Fidèle de la messe selon la forme post conciliaire, je dois reconnaitre n’avoir jamais eu de crise d’urticaire en assistant à une messe selon la la forme tridentine, je ne peux en dire autant des nombreuses messes conciliaires où j’ai pu compter sur les doigts d’une main les paroles de l’ordinaire de la messe qui avaient été prononcés correctement (Cela se réduisait parfois aux seules paroles de la consécration et au Notre Père, ce dernier étant chanté sur un air joyeux qui donne plus envie de danser plus que de prier, alors qu’on y demande le pardon des pêchés et la protection contre la tentation et le mal. Le crédo était parfois remplacé par un affligeant “je crois en dieu qui chante et qui fait chanter la vie” où notre rédemption par la mort et la résurection du Christ était absente et avec un triste paradoxe : les paroles joyeuses du refrain chanté sur un air ce terminant en triste decrescendo. Une seule réforme me parait pertinente dans le missel de Paul VI , mais elle est de taille : le nouveau propre du jour qui nous permet d’entendre la quasi totalité des quatre évangile, 70% du nouveau testament et 30 % de l’ancien.
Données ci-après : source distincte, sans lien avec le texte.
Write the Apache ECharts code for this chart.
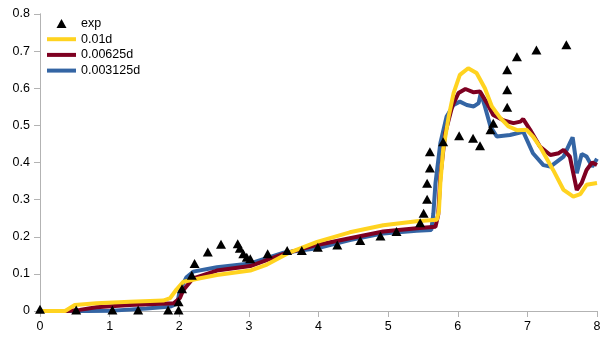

Ce sont les seules parties de la bible que je connais hormis de rare lecture personnelle. Une célébration digne et conforme à la Tradition est possible en utilisant le missel de Paul VI, mais seulement sous condition de s’abstenir de l’excès de liberté par trop permis par des normes devenus trop laxistes et imprécises. Il est incompréhensible de permettre n’importe quoi sauf ce qui était obligatoire jusqu’en 1965.